Monday, January 31, 2011

The Various Names of Roseberry Topping

I recently read a 19th century article titled, ‘On the Danish Element in the Population of Cleveland, Yorkshire.’ It was written by a Reverend named J. C. Atkinson and in it he mentions the various names that have been used for Roseberry Topping over the centuries. He wrote:
"Between the dates 1119 and 1540, I find the name of this conspicuous hill written Otneberch, Ohtnebercg, Othenbruche, Othenesbergh, Ornbach, Ounsbery, Onesbergh, and, more corruptly, Hensberg (1119), Hogtenberg, Thuerbrugh, Thuerbrught, all (expect the last two) manifest corruptions of an original Odinberg (a name which could only have been imposed by the Danes), but never written Roseberry."
I was particularly interested in the last two names, given the book about Thorn Worship that I’d been reading (see previous post). Maybe both these names are corruptions of Thor or Thorn.

Plus, Roseberry Topping does look somewhat thorn-shaped.

Thursday, January 27, 2011

The Thorn-Tree: A History of Thorn Worship

I recently read an odd book, titled ‘The Thorn-Tree,’ or to give it it’s full title ‘The Thorn-Tree: Being A History of Thorn Worship, of the Twelve Tribes of Israel, But More Especially of the Lost Tribes and House of David.’

The book was printed in 1863 and appears to be a pretty esoteric work. For a start, on one of the opening pages appears this quasi-Masonic symbol:

Intriguing. To add to this, the author of the work simply gives his name as Theta. Although on the PDF copy I was reading someone has scrawled in pen ‘William Thorn’ and ‘Pseud’ next to this name.

Anyway, the book basically states that the original name for God was thorn, and that people venerated thorns and thorny plants as a consequence.
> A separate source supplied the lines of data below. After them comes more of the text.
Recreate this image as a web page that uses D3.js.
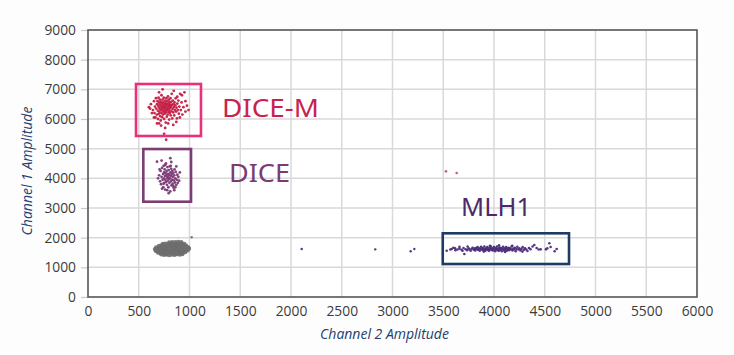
<!DOCTYPE html>
<html><head><meta charset="utf-8">
<script src="https://cdn.jsdelivr.net/npm/d3@7"></script>
<style>
html,body{margin:0;padding:0;background:#fdfdfd;}
svg{display:block;}
</style></head>
<body>
<svg id="chart" width="734" height="355"></svg>
<script>
// ---- data (Channel 2 amplitude, Channel 1 amplitude) ----
const xTicks = [0,500,1000,1500,2000,2500,3000,3500,4000,4500,5000,5500,6000];
const yTicks = [0,1000,2000,3000,4000,5000,6000,7000,8000,9000];

const diceMPoints = [[620,6500],[640,6300],[650,6600],[655,6200],[660,6420],[665,6050],[670,6700],[672,6350],[678,6150],[680,6500],[685,6600],[688,6280],[690,6000],[692,6450],[695,6720],[698,6180],[700,6380],[702,6550],[705,6250],[708,6650],[710,6100],[712,6480],[714,6320],[716,5950],[718,6580],[720,6420],[722,6200],[724,6800],[726,6350],[728,6520],[730,6060],[732,6280],[734,6650],[736,6450],[738,6150],[740,6380],[742,6560],[744,6240],[746,6720],[748,6420],[750,6000],[752,6320],[754,6500],[756,6180],[758,6620],[760,6400],[762,6280],[764,6540],[766,5880],[768,6460],[770,6220],[772,6700],[774,6350],[776,6080],[778,6500],[780,6300],[782,6600],[784,6420],[786,6150],[788,6760],[790,6360],[792,6520],[794,6240],[796,6650],[798,6440],[800,5980],[802,6300],[804,6560],[806,6200],[808,6480],[810,6380],[812,6700],[815,6120],[818,6420],[820,6580],[822,6260],[825,6850],[828,6480],[830,6020],[833,6340],[836,6620],[840,6220],[843,6500],[846,6400],[850,6120],[853,6560],[856,6300],[860,6460],[864,6700],[868,6250],[872,6380],[876,6020],[880,6520],[885,6300],[890,6620],[895,6180],[900,6420],[908,6850],[915,6300],[922,6560],[930,6150],[940,6400],[950,6900],[960,6250],[975,6450],[990,6300],[700,6900],[735,7000],[680,5850],[720,5780],[790,5850],[760,5700],[840,5800],[870,5900],[650,6050],[630,6200],[612,6350],[600,6400],[845,6950],[880,6750],[905,6050],[770,5300],[750,5500],[925,6800],[960,6600],[700,5850]];

const dicePoints = [[680,4560],[811,4680],[700,4100],[710,3900],[715,4250],[720,3800],[725,4050],[730,4350],[735,3950],[740,4150],[742,3700],[745,4420],[748,4000],[750,4200],[752,3850],[755,4300],[758,4080],[760,3620],[762,3950],[765,4180],[768,4500],[770,3880],[772,4100],[775,4250],[778,3780],[780,4020],[782,4380],[785,3920],[788,4150],[790,4050],[792,3700],[795,4280],[798,3980],[800,4120],[802,3850],[805,4400],[808,4000],[810,3560],[812,4200],[815,3900],[818,4080],[820,4320],[822,3760],[825,4150],[828,3950],[830,4250],[833,3820],[836,4050],[840,4180],[843,3680],[846,3930],[850,4100],[853,4300],[856,3860],[860,4000],[865,4220],[870,3780],[875,3950],[880,4120],[885,3850],[890,4050],[898,3920],[905,4200],[760,4450],[730,3650],[820,4550],[850,3600],[690,4000],[705,4300],[870,4400],[795,3500],[840,3750],[780,3600],[815,4420],[745,3820],[860,3700],[725,4600]];

const negativePoints = [[722,1440],[748,1420],[775,1435],[800,1415],[826,1430],[852,1420],[878,1445],[905,1430],[930,1450],
[690,1500],[712,1485],[736,1495],[760,1480],[785,1500],[810,1488],[834,1496],[858,1482],[884,1498],[908,1490],[934,1502],[958,1515],
[668,1560],[690,1545],[714,1555],[738,1540],[762,1560],[786,1548],[810,1556],[835,1542],[860,1560],[884,1550],[908,1558],[932,1545],[956,1562],[980,1570],
[660,1615],[682,1605],[706,1620],[730,1600],[754,1612],[778,1605],[802,1618],[826,1600],[850,1615],[874,1608],[898,1620],[922,1604],[946,1616],[970,1610],[994,1625],
[672,1670],[696,1660],[720,1675],[744,1662],[768,1678],[792,1665],[816,1672],[840,1660],[864,1676],[888,1664],[912,1674],[936,1662],[960,1676],[985,1668],
[700,1725],[724,1735],[748,1722],[772,1738],[796,1728],[820,1740],[844,1726],[868,1736],[892,1724],[916,1738],[940,1728],[965,1740],
[740,1785],[766,1795],[792,1788],[818,1800],[844,1790],[870,1802],[896,1792],[922,1798],[948,1790],
[800,1840],[830,1850],[860,1845],[890,1855],[920,1848],
[680,1580],[700,1640],[725,1580],[748,1700],[770,1520],[795,1640],[820,1580],[845,1700],[870,1530],[895,1650],[918,1580],[942,1700],[965,1590],[990,1660],[735,1760],[830,1770],[910,1760],[760,1460],[860,1460]];
const negativeStray = [[1021,2012]];

const mlh1Points = [[3534,1560],[3583,1618],[3616,1641],[3640,1600],[3660,1630],[3680,1590],[3700,1650],[3708,1449],[3720,1610],[3735,1580],[3750,1640],[3760,1600],[3770,1560],[3780,1625],[3790,1660],[3800,1595],[3808,1630],[3815,1570],[3822,1650],[3830,1610],[3838,1680],[3845,1590],[3852,1640],[3860,1560],[3866,1620],[3872,1690],[3880,1600],[3886,1650],[3892,1575],[3898,1630],[3905,1700],[3910,1600],[3916,1560],[3922,1645],[3928,1610],[3934,1680],[3940,1585],[3946,1630],[3952,1555],[3958,1660],[3964,1610],[3970,1700],[3976,1590],[3982,1640],[3988,1565],[3994,1620],[4000,1680],[4006,1600],[4012,1545],[4018,1650],[4024,1610],[4030,1700],[4036,1580],[4042,1635],[4048,1560],[4054,1670],[4060,1610],[4066,1590],[4072,1650],[4078,1540],[4084,1620],[4090,1690],[4096,1600],[4102,1570],[4108,1645],[4114,1610],[4120,1680],[4126,1560],[4132,1630],[4138,1600],[4144,1660],[4150,1580],[4158,1640],[4166,1610],[4174,1700],[4182,1570],[4190,1630],[4198,1600],[4206,1660],[4214,1545],[4222,1620],[4230,1690],[4240,1600],[4250,1640],[4260,1570],[4270,1620],[4282,1680],[4294,1590],[4306,1640],[4318,1600],[4330,1550],[4345,1650],[4360,1610],[4380,1700],[4397,1753],[4420,1651],[4440,1600],[4460,1607],[4512,1607],[4525,1641],[4545,1810],[4558,1685],[4597,1540],[4617,1618],[3660,1690],[3690,1560],[3740,1700],[3900,1530],[3960,1730],[4050,1740],[4110,1520],[4180,1730],[4280,1530],[3620,1580],[3570,1600],[3600,1660]];

const strayPoints = [[2105,1618],[2830,1607],[3179,1540],[3215,1618]];
const strayDoublePoints = [[3527,4236],[3632,4179]];

// gates (data units)
const gateNames = ["DICE-M","DICE","MLH1"];
const gateX = [[473,1113],[545,1015],[3495,4739]];
const gateY = [[5427,7180],[3212,4988],[1112,2147]];
const labelPos = [[1320,6084],[1389,3876],[3675,2730]];

// ---- drawing ----
const svg = d3.select("#chart");
const m = {left:88, right:697, top:30, bottom:297};
const x = d3.scaleLinear().domain([0,6000]).range([m.left, m.right]);
const y = d3.scaleLinear().domain([0,9000]).range([m.bottom, m.top]);

svg.append("rect").attr("x",0).attr("y",0).attr("width",734).attr("height",355).attr("fill","#fdfdfd");
svg.append("rect").attr("x",m.left).attr("y",m.top).attr("width",m.right-m.left).attr("height",m.bottom-m.top).attr("fill","#ffffff");

// grid
const grid = svg.append("g");
grid.selectAll("line.v").data(xTicks.slice(1,-1)).join("line")
  .attr("x1",d=>x(d)).attr("x2",d=>x(d)).attr("y1",m.top).attr("y2",m.bottom)
  .attr("stroke","#d9d9d9").attr("stroke-width",1.5);
grid.selectAll("line.h").data(yTicks.slice(1,-1)).join("line")
  .attr("y1",d=>y(d)).attr("y2",d=>y(d)).attr("x1",m.left).attr("x2",m.right)
  .attr("stroke","#d9d9d9").attr("stroke-width",1.5);

// axes
const font = "'Open Sans','Noto Sans',sans-serif";
const yAxis = svg.append("g").attr("transform",`translate(${m.left},0)`)
  .call(d3.axisLeft(y).tickValues(yTicks).tickSize(7).tickPadding(5).tickFormat(d3.format("d")));
const xAxis = svg.append("g").attr("transform",`translate(0,${m.bottom})`)
  .call(d3.axisBottom(x).tickValues(xTicks).tickSize(0).tickPadding(9).tickFormat(d3.format("d")));
[yAxis,xAxis].forEach(g=>{
  g.select(".domain").remove();
  g.selectAll(".tick line").attr("stroke","#c8c8c8").attr("stroke-width",1.2);
  g.selectAll(".tick text").attr("fill","#3b3b3b").style("font-family",font).style("font-size","13.8px");
});

// frame
svg.append("rect").attr("x",m.left).attr("y",m.top).attr("width",m.right-m.left).attr("height",m.bottom-m.top)
  .attr("fill","none").attr("stroke","#555555").attr("stroke-width",1.6);

// titles
svg.append("text").attr("x",(m.left+m.right)/2-8).attr("y",339).attr("text-anchor","middle")
  .attr("fill","#23406e").style("font-family",font).style("font-style","italic").style("font-size","14px")
  .text("Channel 2 Amplitude");
svg.append("text").attr("transform","translate(32,171) rotate(-90)").attr("text-anchor","middle")
  .attr("fill","#23406e").style("font-family",font).style("font-style","italic").style("font-size","14px")
  .text("Channel 1 Amplitude");

// points
function dots(data, color, r, op){
  svg.append("g").selectAll("circle").data(data).join("circle")
    .attr("cx",d=>x(d[0])).attr("cy",d=>y(d[1])).attr("r",r)
    .attr("fill",color).attr("fill-opacity",op);
}
dots(negativePoints,"#6e6e6e",2.2,0.9);
dots(negativeStray,"#6e6e6e",1.3,0.9);
dots(diceMPoints,"#c41e45",1.4,0.95);
dots(dicePoints,"#7a3a76",1.4,0.95);
dots(mlh1Points,"#4b2c7a",1.3,0.95);
dots(strayPoints,"#4b2c7a",1.2,0.95);
dots(strayDoublePoints,"#d0506a",1.3,0.95);

// gates
const gateColors = ["#e8317a","#7b3d73","#1e3b66"];
const labelColors = ["#c8234f","#7b3a72","#4a2a6a"];
const labelWidths = [97,61,70];
gateNames.forEach((name,i)=>{
  svg.append("rect")
    .attr("x",x(gateX[i][0])).attr("y",y(gateY[i][1]))
    .attr("width",x(gateX[i][1])-x(gateX[i][0])).attr("height",y(gateY[i][0])-y(gateY[i][1]))
    .attr("fill","none").attr("stroke",gateColors[i]).attr("stroke-width",2.6);
  svg.append("text").attr("x",x(labelPos[i][0])).attr("y",y(labelPos[i][1]))
    .attr("fill",labelColors[i]).style("font-family","'Noto Sans',sans-serif").style("font-weight","400")
    .style("font-size","25px").attr("textLength",labelWidths[i]).attr("lengthAdjust","spacingAndGlyphs")
    .text(name);
});
</script>
</body></html>
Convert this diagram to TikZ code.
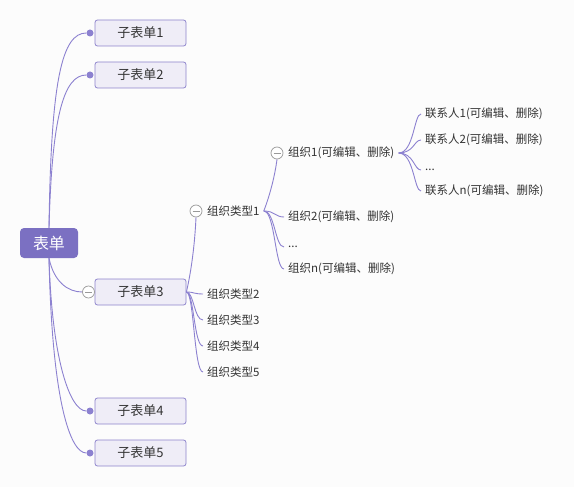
\documentclass[tikz,border=0pt]{standalone}
\usepackage{fontspec}
\setmainfont{Noto Sans CJK SC}
\definecolor{rootfill}{HTML}{7B70C2}
\definecolor{boxfill}{HTML}{EFEDF7}
\definecolor{boxline}{HTML}{8E84CC}
\definecolor{linkline}{HTML}{8C81D0}
\definecolor{pagebg}{HTML}{FCFCFC}
\definecolor{txt}{HTML}{333333}

\begin{document}
\begin{tikzpicture}[
    x=1pt, y=-1pt,
    root/.style={rectangle, rounded corners=4pt, fill=rootfill, text=white, minimum width=58pt, minimum height=30pt, inner sep=0pt, font=\fontsize{16}{18}\selectfont},
    subform/.style={rectangle, rounded corners=2.5pt, draw=boxline, fill=boxfill, line width=0.8pt, text=txt, minimum width=91pt, minimum height=26pt, inner sep=0pt, font=\fontsize{13}{15}\selectfont},
    dot/.style={circle, fill=linkline, minimum size=7pt, inner sep=0pt},
    fold/.style={circle, draw=gray!80, fill=white, line width=0.7pt, minimum size=12pt, inner sep=0pt,
        path picture={\draw[gray!80, line width=0.7pt] ([xshift=-3.5pt]path picture bounding box.center) -- ([xshift=3.5pt]path picture bounding box.center);}},
    leaf/.style={anchor=west, inner xsep=4pt, inner ysep=1pt, text=txt, font=\fontsize{11.5}{13}\selectfont},
    link/.style={draw=linkline, line width=0.9pt}
]
\fill[pagebg] (0,0) rectangle (574,487);
\useasboundingbox (0,0) rectangle (574,487);

% Nodes
\node[root]    (root) at (49,243)    {表单};
\node[subform] (s1)   at (140.5,33)  {子表单1};
\node[subform] (s2)   at (140.5,75)  {子表单2};
\node[subform] (s3)   at (140.5,292) {子表单3};
\node[subform] (s4)   at (140.5,411) {子表单4};
\node[subform] (s5)   at (140.5,453) {子表单5};

\node[dot]  (d1) at (90,33)  {};
\node[dot]  (d2) at (90,75)  {};
\node[dot]  (d4) at (90,411) {};
\node[dot]  (d5) at (90,453) {};
\node[fold] (c3) at (88.5,292) {};

\node[leaf] (t1) at (203,211) {组织类型1};
\node[leaf] (t2) at (203,294) {组织类型2};
\node[leaf] (t3) at (203,320) {组织类型3};
\node[leaf] (t4) at (203,346) {组织类型4};
\node[leaf] (t5) at (203,372) {组织类型5};
\node[fold] (c31) at (196,211) {};

\node[leaf] (o1) at (284,153) {组织1(可编辑、删除)};
\node[leaf] (o2) at (284,217) {组织2(可编辑、删除)};
\node[leaf] (o3) at (284,247) {...};
\node[leaf] (on) at (284,269) {组织n(可编辑、删除)};
\node[fold] (c311) at (277,153) {};

\node[leaf] (p1) at (421,114) {联系人1(可编辑、删除)};
\node[leaf] (p2) at (421,140) {联系人2(可编辑、删除)};
\node[leaf] (p3) at (421,170) {...};
\node[leaf] (pn) at (421,191) {联系人n(可编辑、删除)};

% Links
\draw[link] (root.north) .. controls (51,80) and (62,33) .. (d1);
\draw[link] (root.north) .. controls (52,115) and (64,75) .. (d2);
\draw[link] (root.south) .. controls (54,282) and (68,292) .. (c3.west);
\draw[link] (root.south) .. controls (52,360) and (70,411) .. (d4);
\draw[link] (root.south) .. controls (52,400) and (70,453) .. (d5);

\draw[link] (s3.east) .. controls (192,268) and (195,240) .. (c31.south);
\foreach \t in {t2,t3,t4,t5}
    \draw[link] (s3.east) .. controls (194,292) and (194,0 |- \t.west) .. (\t.west);

\draw[link] (t1.east) .. controls (270,195) and (275,175) .. (c311.south);
\foreach \o in {o2,o3,on}
    \draw[link] (t1.east) .. controls (275,211) and (275,0 |- \o.west) .. (\o.west);

\foreach \p in {p1,p2,p3,pn}
    \draw[link] (o1.east) .. controls (414,153) and (414,0 |- \p.west) .. (\p.west);

\end{tikzpicture}
\end{document}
In particular the rose and the pomegranate, but also other prickly plants like the thistle and the bramble bush. In fact, the author states that the forbidden tree in the Garden of Eden was actually a pomegranate tree. He even links the pomegranate to the rose:
“Thus, then, we find that the pomegranate is thorny, and was called in ancient days the rose.”
I only really came across this book by accident, as I was researching the area where I live - an estate in the English town of Middlesbrough called Thorntree. The area was originally called Thorntree Farm until a housing estate was built on the land, but other than that I don’t really know much else about it. However, the adjacent estate is called Brambles Farm, so thorns seem to be a common theme in the area. The book seemed strangely apt given what I was searching for.

Wednesday, January 26, 2011

The Druid Hell Was Cold

I recently read this:
“The Druids likewise believed in a hell, or a place of future torments, - a dreary, gloomy region, frozen with perpetual cold[.]”
- The History and Antiquities of Cleveland.
I don’t know whether this statement is accurate or not, but it seems like an interesting thing to make note of.

Tuesday, January 25, 2011

Red Hair in the Caucasus

I read this quote about red hair in a book called, ‘Russia: or, A Compleat Historical Account of All The Nations Which Compose That Empire.’ Printed in 1780.
“In the provinces of Caucasus red hair is thought so great a beauty in the women, that such as have not received that advantage from nature use red pomatum”
NOTE: I should probably mention at this point that red hair is a bit of a theme for me. Over the years I’ve developed an interest in it, mainly owing to the fact that I have red hair and freckles myself. I’m particularly interested in the myths and history associated with it, and any curious titbit I come across in regards the colour I’m liable to make note of. My apologies to anyone who isn’t likewise inclined.

Monday, January 24, 2011

Why Not To Choose A Red-Haired Wet Nurse

Whilst searching Google Books I came across this book from the 18th century, titled 'The Diseases of Women with Child, And in Child-Bed.' It's a treatise on childbirth and new born babies, and the section about choosing a wet nurse contains some interesting views in regards red hair. For example, page 371 states that a wet nurse "must not be red-hair'd, nor marked with Spots[.]"

It then goes on to say:
"She ought to have a sweet Voice to please and rejoice the Child, and likewise ought to have a clear and free Pronunciation, that the child may not learn an ill Accent from her, as usually red-hair'd have[.]"
Then, on page 372, when talking of the quality of a nurse’s milk, it says:
"It must be of a sweet and pleasant Smell, which is Testimony of a good Temperament, as may be seen in red hair'd Women, whose Milk hath a sour, stinking and bad Scent[.]"
However, my favourite line comes on page 338, where it states:
"Very frequently the Milk of a Nurse, who is Red-hair'd, given to Wine, or very Amorous, may by its Heat and Acrimony cause small Ulcers in an Infant's Mouth[.]"


Hi, I've started this blog to collect and catalogue the various things that pique my interest. No doubt there'll be a great deal of personal opinion mixed in as well. Hopefully not too much, though.